Terciptanya ilmuwan-ilmuwan sains berdasar Al-Qur’an dan
As-Sunnah memperbesar peluang untuk mengislamkan kembali sains yang sebelumnya
sudah eksis dan meredup yang digantikan oleh peradaban Barat. Mengubah
paradigma umat dan masyarakat luas bahwa agama Islam sebagai rahmatan lil
alamin dan sains berdampingan erat. Sehingga, mereka tidak perlu mengorbankan
salah satu diantara dua ilmu tersebut atau malah meninggalkan keduanya karena
ketidakpedulian mereka. Rantai pola paradigma yang sudah mengakar sejak lama
harus segera dihentikan dan diberikan solusi yang solutif dan komprehensif.

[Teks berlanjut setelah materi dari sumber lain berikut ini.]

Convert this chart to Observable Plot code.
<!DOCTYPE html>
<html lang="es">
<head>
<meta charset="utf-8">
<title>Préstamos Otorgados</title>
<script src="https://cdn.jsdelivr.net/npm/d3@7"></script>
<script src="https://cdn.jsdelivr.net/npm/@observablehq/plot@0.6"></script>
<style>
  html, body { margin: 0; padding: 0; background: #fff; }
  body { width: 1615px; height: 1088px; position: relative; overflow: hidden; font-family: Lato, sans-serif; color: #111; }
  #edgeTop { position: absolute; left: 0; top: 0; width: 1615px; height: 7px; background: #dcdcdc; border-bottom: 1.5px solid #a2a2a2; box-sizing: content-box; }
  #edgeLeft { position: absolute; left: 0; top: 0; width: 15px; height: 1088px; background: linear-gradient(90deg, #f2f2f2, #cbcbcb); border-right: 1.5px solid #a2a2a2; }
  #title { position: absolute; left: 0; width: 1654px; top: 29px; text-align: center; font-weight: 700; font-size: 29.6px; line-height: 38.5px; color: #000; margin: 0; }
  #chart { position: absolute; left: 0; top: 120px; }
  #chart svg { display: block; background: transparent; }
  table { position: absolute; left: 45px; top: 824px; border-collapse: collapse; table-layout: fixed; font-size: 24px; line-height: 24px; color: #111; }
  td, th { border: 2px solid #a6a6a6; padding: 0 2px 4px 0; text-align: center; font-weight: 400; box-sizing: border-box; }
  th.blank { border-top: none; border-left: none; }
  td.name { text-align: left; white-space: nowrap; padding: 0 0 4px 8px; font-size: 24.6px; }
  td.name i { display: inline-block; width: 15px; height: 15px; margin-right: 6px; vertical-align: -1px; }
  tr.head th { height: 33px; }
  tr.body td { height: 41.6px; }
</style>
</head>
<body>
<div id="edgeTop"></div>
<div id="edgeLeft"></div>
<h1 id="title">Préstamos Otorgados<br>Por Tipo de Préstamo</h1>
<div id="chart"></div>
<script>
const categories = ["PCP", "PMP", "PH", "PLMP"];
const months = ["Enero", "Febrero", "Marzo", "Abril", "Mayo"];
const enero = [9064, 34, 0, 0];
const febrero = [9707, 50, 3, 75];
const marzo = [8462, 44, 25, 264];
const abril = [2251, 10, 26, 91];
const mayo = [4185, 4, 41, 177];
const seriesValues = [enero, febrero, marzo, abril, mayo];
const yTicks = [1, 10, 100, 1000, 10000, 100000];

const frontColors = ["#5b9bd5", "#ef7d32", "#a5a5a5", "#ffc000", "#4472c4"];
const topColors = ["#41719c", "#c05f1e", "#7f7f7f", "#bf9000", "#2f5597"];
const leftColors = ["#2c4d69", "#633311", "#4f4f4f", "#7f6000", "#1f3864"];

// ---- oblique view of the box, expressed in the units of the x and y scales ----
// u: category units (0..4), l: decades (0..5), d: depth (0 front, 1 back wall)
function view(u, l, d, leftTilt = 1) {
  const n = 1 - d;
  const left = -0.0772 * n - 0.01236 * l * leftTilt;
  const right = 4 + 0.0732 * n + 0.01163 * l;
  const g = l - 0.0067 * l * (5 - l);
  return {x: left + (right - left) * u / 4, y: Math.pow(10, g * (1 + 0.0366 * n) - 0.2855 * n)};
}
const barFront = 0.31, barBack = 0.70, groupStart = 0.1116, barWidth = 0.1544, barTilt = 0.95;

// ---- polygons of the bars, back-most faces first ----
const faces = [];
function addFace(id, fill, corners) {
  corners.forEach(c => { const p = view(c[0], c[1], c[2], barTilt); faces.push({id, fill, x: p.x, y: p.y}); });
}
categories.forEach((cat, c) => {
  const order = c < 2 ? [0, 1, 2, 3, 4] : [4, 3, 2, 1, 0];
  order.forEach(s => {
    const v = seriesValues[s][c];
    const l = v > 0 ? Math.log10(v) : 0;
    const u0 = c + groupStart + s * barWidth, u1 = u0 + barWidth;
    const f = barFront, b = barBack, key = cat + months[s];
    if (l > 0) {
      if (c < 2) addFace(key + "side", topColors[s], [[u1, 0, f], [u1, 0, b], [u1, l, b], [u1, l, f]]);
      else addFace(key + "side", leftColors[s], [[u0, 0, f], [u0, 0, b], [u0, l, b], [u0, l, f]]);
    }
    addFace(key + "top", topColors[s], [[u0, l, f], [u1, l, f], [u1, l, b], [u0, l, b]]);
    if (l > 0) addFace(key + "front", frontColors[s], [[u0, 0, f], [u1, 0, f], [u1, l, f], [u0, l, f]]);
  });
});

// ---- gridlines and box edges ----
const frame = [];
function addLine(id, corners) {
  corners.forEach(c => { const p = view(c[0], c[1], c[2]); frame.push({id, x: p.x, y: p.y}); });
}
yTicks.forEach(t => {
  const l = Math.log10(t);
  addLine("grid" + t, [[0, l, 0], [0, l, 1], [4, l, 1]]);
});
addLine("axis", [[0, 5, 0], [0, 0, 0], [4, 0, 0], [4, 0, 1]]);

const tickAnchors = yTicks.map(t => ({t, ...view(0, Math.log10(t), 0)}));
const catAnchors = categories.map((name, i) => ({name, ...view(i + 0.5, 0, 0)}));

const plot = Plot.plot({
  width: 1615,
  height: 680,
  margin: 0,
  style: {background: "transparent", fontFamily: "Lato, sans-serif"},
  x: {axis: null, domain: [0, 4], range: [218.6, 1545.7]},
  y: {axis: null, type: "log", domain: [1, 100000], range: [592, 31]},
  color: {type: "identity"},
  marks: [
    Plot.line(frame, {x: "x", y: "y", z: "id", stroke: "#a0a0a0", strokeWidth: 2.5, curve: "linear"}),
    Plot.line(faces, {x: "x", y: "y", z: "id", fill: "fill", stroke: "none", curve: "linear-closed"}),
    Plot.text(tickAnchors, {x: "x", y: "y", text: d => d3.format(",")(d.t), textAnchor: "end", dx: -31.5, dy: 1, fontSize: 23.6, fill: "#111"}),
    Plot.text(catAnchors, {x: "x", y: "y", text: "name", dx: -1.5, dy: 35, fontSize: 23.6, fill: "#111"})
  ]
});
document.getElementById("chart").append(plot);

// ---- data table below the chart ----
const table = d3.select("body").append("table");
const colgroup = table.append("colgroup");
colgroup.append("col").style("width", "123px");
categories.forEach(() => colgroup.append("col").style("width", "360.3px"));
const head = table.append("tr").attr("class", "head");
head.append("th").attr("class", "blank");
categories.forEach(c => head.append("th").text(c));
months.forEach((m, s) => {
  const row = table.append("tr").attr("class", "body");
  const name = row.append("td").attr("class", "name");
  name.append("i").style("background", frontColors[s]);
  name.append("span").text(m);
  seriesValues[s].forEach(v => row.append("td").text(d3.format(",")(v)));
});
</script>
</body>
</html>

Sehingga dapat dilakukan secara bertahap dan tidak terlihat mengganggu ketika
disuntikkan kekurikulum sekolah-sekolah yang diharapkan dari sanalah tercipta ilmuwan-ilmuwan
muslim baru. Tidak hanya pelajar, namun orang tua dari bibit ilmuwan muslim ini
harus diberikan pengertian tentang sains yang dibahas dalam sudut pandang
keagamaan.
Kembalinya kejayaan dan kegemilangan umat muslim
diperadaban manusia tidak hal yang mudah dan instan diperlukan kematangan
sosial, ekonomi, pertahanan, dan politik untuk memperkuat daya tahan dari
peradaban yang akan atau sedang digapai kembali ini. Sains bukan satu-satunya
namun salah satu kunci untuk menggapai islam yang berkemajuan. Agama sebagai
pengokoh dan pentunjuk serta landasan dalam berpikir yang membuat kita tidak
liar dalam berpikir hakikat alam dan jagat raya. Sains sebenarnya tidak
dibenci, namun ditakuti karena akan membuat orang mempelajarinya berpikir liar
tentang Allah SWT, malaikat, dan lain-lain. Tapi sebenarnya ketika pengetahuan
sains yang dipadukan dengan basic agama yang baik akan menghasikan
ilmuwan-ilmuwan yang luar biasa dan karena landasannya terhadap Al-Qur’an dan
As-Sunnah tidak hanya mengungkap misteri, namun dapat menggetarkan hati
non-muslim yang awam dengan ajaran islam yang sebenarnya.